======== Given data ========
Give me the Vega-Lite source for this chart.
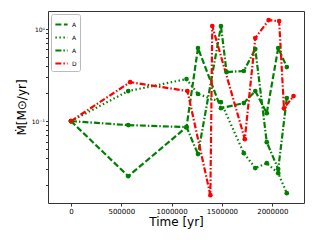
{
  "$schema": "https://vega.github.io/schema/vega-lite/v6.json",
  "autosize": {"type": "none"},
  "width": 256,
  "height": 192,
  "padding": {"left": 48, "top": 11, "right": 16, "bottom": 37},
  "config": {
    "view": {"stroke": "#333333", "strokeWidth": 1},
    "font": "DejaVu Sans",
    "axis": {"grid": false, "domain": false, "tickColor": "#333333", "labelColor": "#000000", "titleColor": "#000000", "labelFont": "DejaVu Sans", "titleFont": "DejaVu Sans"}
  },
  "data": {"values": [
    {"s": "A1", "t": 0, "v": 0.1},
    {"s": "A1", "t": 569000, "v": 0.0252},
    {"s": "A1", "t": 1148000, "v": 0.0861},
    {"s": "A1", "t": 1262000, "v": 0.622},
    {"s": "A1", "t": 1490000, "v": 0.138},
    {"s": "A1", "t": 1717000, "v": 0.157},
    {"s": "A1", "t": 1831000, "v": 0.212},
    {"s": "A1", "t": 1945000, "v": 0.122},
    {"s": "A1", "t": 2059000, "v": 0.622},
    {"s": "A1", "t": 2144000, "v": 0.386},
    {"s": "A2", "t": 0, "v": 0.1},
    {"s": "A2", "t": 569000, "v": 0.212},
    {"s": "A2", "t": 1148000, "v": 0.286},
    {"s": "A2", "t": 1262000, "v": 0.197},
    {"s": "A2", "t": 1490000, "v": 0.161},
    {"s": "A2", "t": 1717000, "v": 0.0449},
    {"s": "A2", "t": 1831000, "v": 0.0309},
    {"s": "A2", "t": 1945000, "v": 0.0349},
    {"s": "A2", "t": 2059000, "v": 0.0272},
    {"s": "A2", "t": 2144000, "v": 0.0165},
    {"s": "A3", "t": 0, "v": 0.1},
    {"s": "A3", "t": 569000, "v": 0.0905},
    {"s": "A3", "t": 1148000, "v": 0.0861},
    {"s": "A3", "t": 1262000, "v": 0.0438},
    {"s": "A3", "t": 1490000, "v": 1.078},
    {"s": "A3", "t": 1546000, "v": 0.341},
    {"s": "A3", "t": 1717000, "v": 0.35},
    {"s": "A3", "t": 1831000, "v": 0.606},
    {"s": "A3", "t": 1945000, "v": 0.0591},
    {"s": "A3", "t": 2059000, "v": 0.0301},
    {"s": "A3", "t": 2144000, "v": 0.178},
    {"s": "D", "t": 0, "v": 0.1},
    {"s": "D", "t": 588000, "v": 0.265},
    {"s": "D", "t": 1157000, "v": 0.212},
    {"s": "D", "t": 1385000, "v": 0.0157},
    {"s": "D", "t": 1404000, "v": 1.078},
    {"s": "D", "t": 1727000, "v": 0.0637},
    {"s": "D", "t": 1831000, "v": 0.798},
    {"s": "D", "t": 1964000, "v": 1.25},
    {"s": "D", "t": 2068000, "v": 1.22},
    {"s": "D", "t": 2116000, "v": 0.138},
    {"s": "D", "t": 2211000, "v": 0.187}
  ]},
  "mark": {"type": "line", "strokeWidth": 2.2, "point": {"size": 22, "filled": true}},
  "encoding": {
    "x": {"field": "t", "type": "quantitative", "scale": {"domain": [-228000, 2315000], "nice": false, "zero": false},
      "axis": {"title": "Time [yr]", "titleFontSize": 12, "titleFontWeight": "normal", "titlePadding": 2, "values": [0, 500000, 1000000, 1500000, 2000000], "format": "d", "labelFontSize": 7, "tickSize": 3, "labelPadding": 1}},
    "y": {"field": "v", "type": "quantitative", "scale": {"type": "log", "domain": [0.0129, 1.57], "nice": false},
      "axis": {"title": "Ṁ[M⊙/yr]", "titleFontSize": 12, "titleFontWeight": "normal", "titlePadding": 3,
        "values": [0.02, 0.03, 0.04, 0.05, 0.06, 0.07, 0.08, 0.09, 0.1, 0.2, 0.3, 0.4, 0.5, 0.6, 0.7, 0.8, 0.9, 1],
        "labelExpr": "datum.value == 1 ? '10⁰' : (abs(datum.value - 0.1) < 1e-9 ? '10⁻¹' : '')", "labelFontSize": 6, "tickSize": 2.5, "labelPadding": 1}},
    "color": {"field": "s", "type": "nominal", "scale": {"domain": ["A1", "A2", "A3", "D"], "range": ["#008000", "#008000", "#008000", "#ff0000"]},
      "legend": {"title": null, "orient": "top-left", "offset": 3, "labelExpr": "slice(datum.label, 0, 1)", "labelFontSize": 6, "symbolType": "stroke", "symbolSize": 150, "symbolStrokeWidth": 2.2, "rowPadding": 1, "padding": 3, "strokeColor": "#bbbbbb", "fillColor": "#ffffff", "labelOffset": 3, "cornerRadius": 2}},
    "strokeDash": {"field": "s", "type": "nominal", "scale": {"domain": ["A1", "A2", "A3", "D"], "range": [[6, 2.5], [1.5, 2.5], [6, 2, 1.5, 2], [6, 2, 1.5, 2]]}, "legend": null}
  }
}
========
● What you will do: Replicate the material above verbatim; images stay out of the copy.

● Exercise solution:
Give me the Vega-Lite source for this chart.
{
  "$schema": "https://vega.github.io/schema/vega-lite/v6.json",
  "autosize": {"type": "none"},
  "width": 256,
  "height": 192,
  "padding": {"left": 48, "top": 11, "right": 16, "bottom": 37},
  "config": {
    "view": {"stroke": "#333333", "strokeWidth": 1},
    "font": "DejaVu Sans",
    "axis": {"grid": false, "domain": false, "tickColor": "#333333", "labelColor": "#000000", "titleColor": "#000000", "labelFont": "DejaVu Sans", "titleFont": "DejaVu Sans"}
  },
  "data": {"values": [
    {"s": "A1", "t": 0, "v": 0.1},
    {"s": "A1", "t": 569000, "v": 0.0252},
    {"s": "A1", "t": 1148000, "v": 0.0861},
    {"s": "A1", "t": 1262000, "v": 0.622},
    {"s": "A1", "t": 1490000, "v": 0.138},
    {"s": "A1", "t": 1717000, "v": 0.157},
    {"s": "A1", "t": 1831000, "v": 0.212},
    {"s": "A1", "t": 1945000, "v": 0.122},
    {"s": "A1", "t": 2059000, "v": 0.622},
    {"s": "A1", "t": 2144000, "v": 0.386},
    {"s": "A2", "t": 0, "v": 0.1},
    {"s": "A2", "t": 569000, "v": 0.212},
    {"s": "A2", "t": 1148000, "v": 0.286},
    {"s": "A2", "t": 1262000, "v": 0.197},
    {"s": "A2", "t": 1490000, "v": 0.161},
    {"s": "A2", "t": 1717000, "v": 0.0449},
    {"s": "A2", "t": 1831000, "v": 0.0309},
    {"s": "A2", "t": 1945000, "v": 0.0349},
    {"s": "A2", "t": 2059000, "v": 0.0272},
    {"s": "A2", "t": 2144000, "v": 0.0165},
    {"s": "A3", "t": 0, "v": 0.1},
    {"s": "A3", "t": 569000, "v": 0.0905},
    {"s": "A3", "t": 1148000, "v": 0.0861},
    {"s": "A3", "t": 1262000, "v": 0.0438},
    {"s": "A3", "t": 1490000, "v": 1.078},
    {"s": "A3", "t": 1546000, "v": 0.341},
    {"s": "A3", "t": 1717000, "v": 0.35},
    {"s": "A3", "t": 1831000, "v": 0.606},
    {"s": "A3", "t": 1945000, "v": 0.0591},
    {"s": "A3", "t": 2059000, "v": 0.0301},
    {"s": "A3", "t": 2144000, "v": 0.178},
    {"s": "D", "t": 0, "v": 0.1},
    {"s": "D", "t": 588000, "v": 0.265},
    {"s": "D", "t": 1157000, "v": 0.212},
    {"s": "D", "t": 1385000, "v": 0.0157},
    {"s": "D", "t": 1404000, "v": 1.078},
    {"s": "D", "t": 1727000, "v": 0.0637},
    {"s": "D", "t": 1831000, "v": 0.798},
    {"s": "D", "t": 1964000, "v": 1.25},
    {"s": "D", "t": 2068000, "v": 1.22},
    {"s": "D", "t": 2116000, "v": 0.138},
    {"s": "D", "t": 2211000, "v": 0.187}
  ]},
  "mark": {"type": "line", "strokeWidth": 2.2, "point": {"size": 22, "filled": true}},
  "encoding": {
    "x": {"field": "t", "type": "quantitative", "scale": {"domain": [-228000, 2315000], "nice": false, "zero": false},
      "axis": {"title": "Time [yr]", "titleFontSize": 12, "titleFontWeight": "normal", "titlePadding": 2, "values": [0, 500000, 1000000, 1500000, 2000000], "format": "d", "labelFontSize": 7, "tickSize": 3, "labelPadding": 1}},
    "y": {"field": "v", "type": "quantitative", "scale": {"type": "log", "domain": [0.0129, 1.57], "nice": false},
      "axis": {"title": "Ṁ[M⊙/yr]", "titleFontSize": 12, "titleFontWeight": "normal", "titlePadding": 3,
        "values": [0.02, 0.03, 0.04, 0.05, 0.06, 0.07, 0.08, 0.09, 0.1, 0.2, 0.3, 0.4, 0.5, 0.6, 0.7, 0.8, 0.9, 1],
        "labelExpr": "datum.value == 1 ? '10⁰' : (abs(datum.value - 0.1) < 1e-9 ? '10⁻¹' : '')", "labelFontSize": 6, "tickSize": 2.5, "labelPadding": 1}},
    "color": {"field": "s", "type": "nominal", "scale": {"domain": ["A1", "A2", "A3", "D"], "range": ["#008000", "#008000", "#008000", "#ff0000"]},
      "legend": {"title": null, "orient": "top-left", "offset": 3, "labelExpr": "slice(datum.label, 0, 1)", "labelFontSize": 6, "symbolType": "stroke", "symbolSize": 150, "symbolStrokeWidth": 2.2, "rowPadding": 1, "padding": 3, "strokeColor": "#bbbbbb", "fillColor": "#ffffff", "labelOffset": 3, "cornerRadius": 2}},
    "strokeDash": {"field": "s", "type": "nominal", "scale": {"domain": ["A1", "A2", "A3", "D"], "range": [[6, 2.5], [1.5, 2.5], [6, 2, 1.5, 2], [6, 2, 1.5, 2]]}, "legend": null}
  }
}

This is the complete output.